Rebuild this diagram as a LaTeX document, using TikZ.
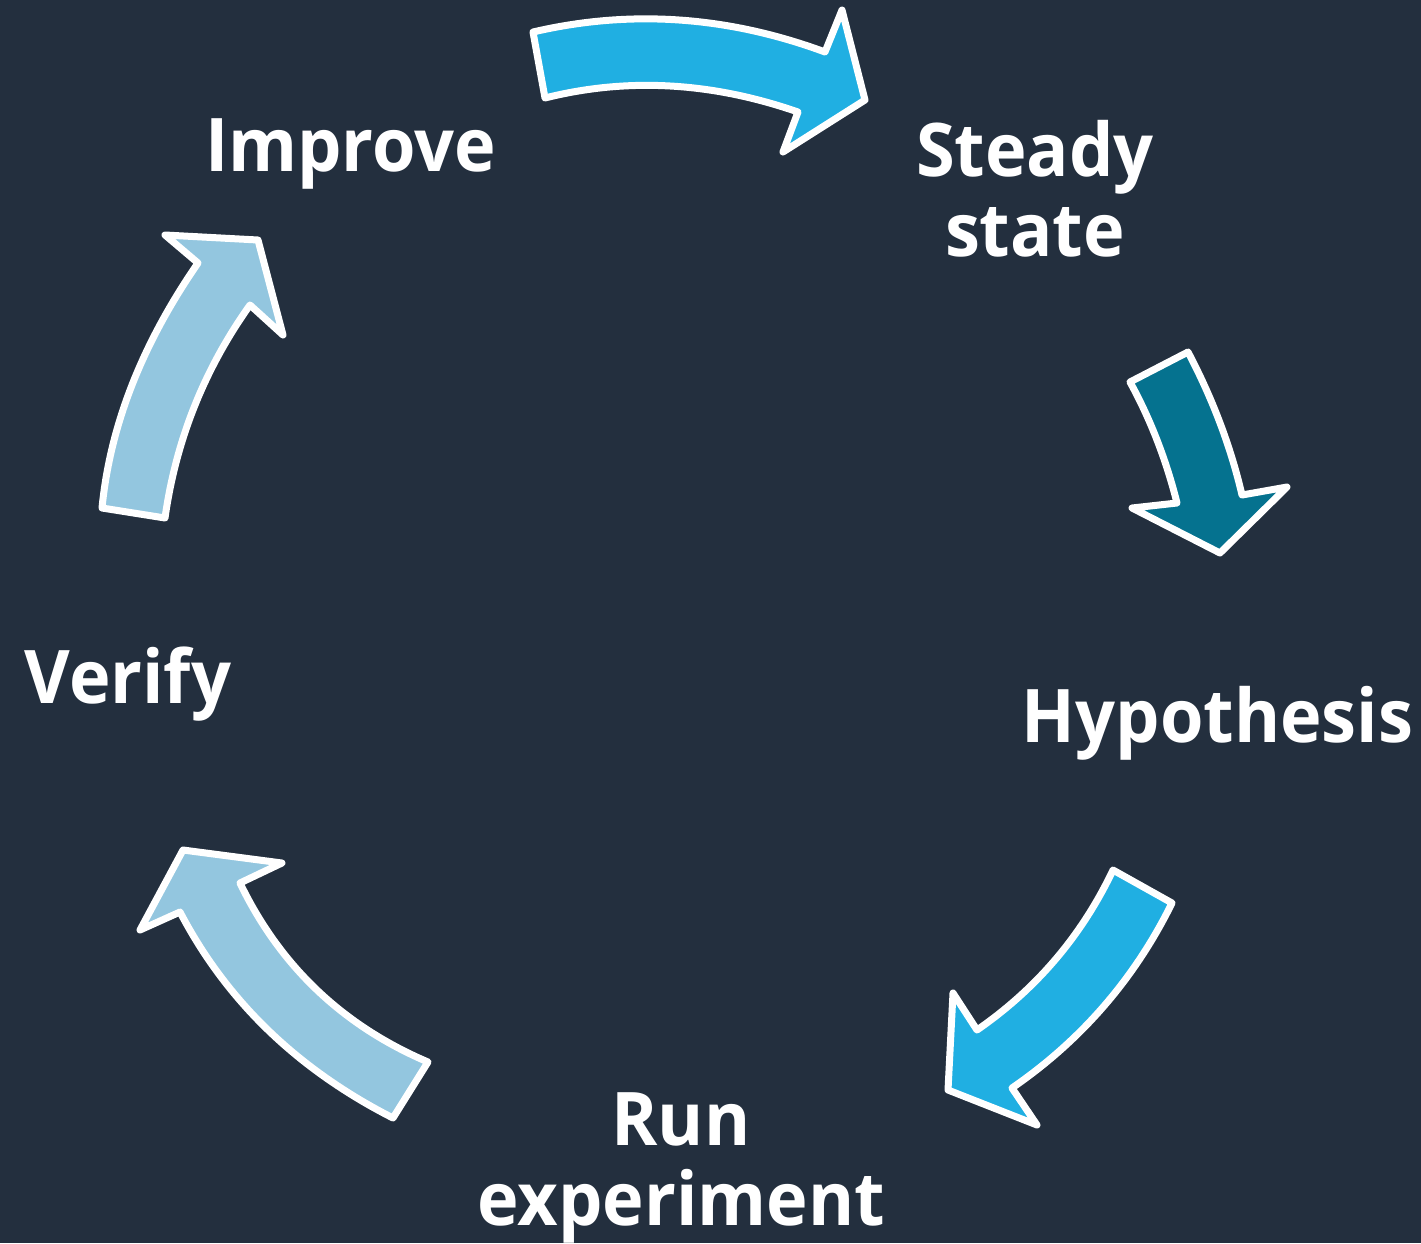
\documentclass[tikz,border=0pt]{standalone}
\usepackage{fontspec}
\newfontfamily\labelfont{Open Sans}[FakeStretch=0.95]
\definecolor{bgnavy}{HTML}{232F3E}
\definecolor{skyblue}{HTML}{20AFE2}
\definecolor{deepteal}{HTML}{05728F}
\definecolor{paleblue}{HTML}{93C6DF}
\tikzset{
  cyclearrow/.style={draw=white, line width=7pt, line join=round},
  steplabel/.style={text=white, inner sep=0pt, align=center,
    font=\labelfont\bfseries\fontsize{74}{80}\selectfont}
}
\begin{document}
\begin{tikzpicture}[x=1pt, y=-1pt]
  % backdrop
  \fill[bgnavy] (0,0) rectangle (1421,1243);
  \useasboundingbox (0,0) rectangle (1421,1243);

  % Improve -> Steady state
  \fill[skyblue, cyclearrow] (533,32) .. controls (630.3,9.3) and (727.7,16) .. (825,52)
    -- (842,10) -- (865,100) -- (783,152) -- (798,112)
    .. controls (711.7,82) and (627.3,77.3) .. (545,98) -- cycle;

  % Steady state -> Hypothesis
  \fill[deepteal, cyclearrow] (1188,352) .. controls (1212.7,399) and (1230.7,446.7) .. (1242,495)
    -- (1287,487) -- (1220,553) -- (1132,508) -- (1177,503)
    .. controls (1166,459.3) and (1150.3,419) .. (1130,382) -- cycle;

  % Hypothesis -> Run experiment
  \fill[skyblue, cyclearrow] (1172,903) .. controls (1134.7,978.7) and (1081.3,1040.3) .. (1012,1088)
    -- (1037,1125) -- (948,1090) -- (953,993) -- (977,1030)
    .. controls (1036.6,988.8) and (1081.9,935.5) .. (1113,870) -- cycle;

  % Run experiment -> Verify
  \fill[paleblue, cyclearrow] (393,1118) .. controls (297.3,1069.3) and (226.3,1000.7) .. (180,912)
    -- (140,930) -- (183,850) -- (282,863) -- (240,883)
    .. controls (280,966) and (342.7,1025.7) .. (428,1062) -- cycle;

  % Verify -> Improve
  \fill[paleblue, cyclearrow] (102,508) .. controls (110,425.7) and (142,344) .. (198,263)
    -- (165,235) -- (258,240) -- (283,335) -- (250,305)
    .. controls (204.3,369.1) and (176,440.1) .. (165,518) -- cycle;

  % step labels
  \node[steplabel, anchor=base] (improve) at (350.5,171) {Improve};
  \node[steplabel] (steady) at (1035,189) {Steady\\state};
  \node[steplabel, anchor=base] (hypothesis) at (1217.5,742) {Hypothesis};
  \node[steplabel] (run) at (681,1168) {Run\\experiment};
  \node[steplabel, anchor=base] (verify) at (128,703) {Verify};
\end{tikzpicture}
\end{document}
------------------------------------------------------------------------
Exercise description:
Go through the material above and print all of it exactly, except the pictures.

Result of this task:
Rebuild this diagram as a LaTeX document, using TikZ.
\documentclass[tikz,border=0pt]{standalone}
\usepackage{fontspec}
\newfontfamily\labelfont{Open Sans}[FakeStretch=0.95]
\definecolor{bgnavy}{HTML}{232F3E}
\definecolor{skyblue}{HTML}{20AFE2}
\definecolor{deepteal}{HTML}{05728F}
\definecolor{paleblue}{HTML}{93C6DF}
\tikzset{
  cyclearrow/.style={draw=white, line width=7pt, line join=round},
  steplabel/.style={text=white, inner sep=0pt, align=center,
    font=\labelfont\bfseries\fontsize{74}{80}\selectfont}
}
\begin{document}
\begin{tikzpicture}[x=1pt, y=-1pt]
  % backdrop
  \fill[bgnavy] (0,0) rectangle (1421,1243);
  \useasboundingbox (0,0) rectangle (1421,1243);

  % Improve -> Steady state
  \fill[skyblue, cyclearrow] (533,32) .. controls (630.3,9.3) and (727.7,16) .. (825,52)
    -- (842,10) -- (865,100) -- (783,152) -- (798,112)
    .. controls (711.7,82) and (627.3,77.3) .. (545,98) -- cycle;

  % Steady state -> Hypothesis
  \fill[deepteal, cyclearrow] (1188,352) .. controls (1212.7,399) and (1230.7,446.7) .. (1242,495)
    -- (1287,487) -- (1220,553) -- (1132,508) -- (1177,503)
    .. controls (1166,459.3) and (1150.3,419) .. (1130,382) -- cycle;

  % Hypothesis -> Run experiment
  \fill[skyblue, cyclearrow] (1172,903) .. controls (1134.7,978.7) and (1081.3,1040.3) .. (1012,1088)
    -- (1037,1125) -- (948,1090) -- (953,993) -- (977,1030)
    .. controls (1036.6,988.8) and (1081.9,935.5) .. (1113,870) -- cycle;

  % Run experiment -> Verify
  \fill[paleblue, cyclearrow] (393,1118) .. controls (297.3,1069.3) and (226.3,1000.7) .. (180,912)
    -- (140,930) -- (183,850) -- (282,863) -- (240,883)
    .. controls (280,966) and (342.7,1025.7) .. (428,1062) -- cycle;

  % Verify -> Improve
  \fill[paleblue, cyclearrow] (102,508) .. controls (110,425.7) and (142,344) .. (198,263)
    -- (165,235) -- (258,240) -- (283,335) -- (250,305)
    .. controls (204.3,369.1) and (176,440.1) .. (165,518) -- cycle;

  % step labels
  \node[steplabel, anchor=base] (improve) at (350.5,171) {Improve};
  \node[steplabel] (steady) at (1035,189) {Steady\\state};
  \node[steplabel, anchor=base] (hypothesis) at (1217.5,742) {Hypothesis};
  \node[steplabel] (run) at (681,1168) {Run\\experiment};
  \node[steplabel, anchor=base] (verify) at (128,703) {Verify};
\end{tikzpicture}
\end{document}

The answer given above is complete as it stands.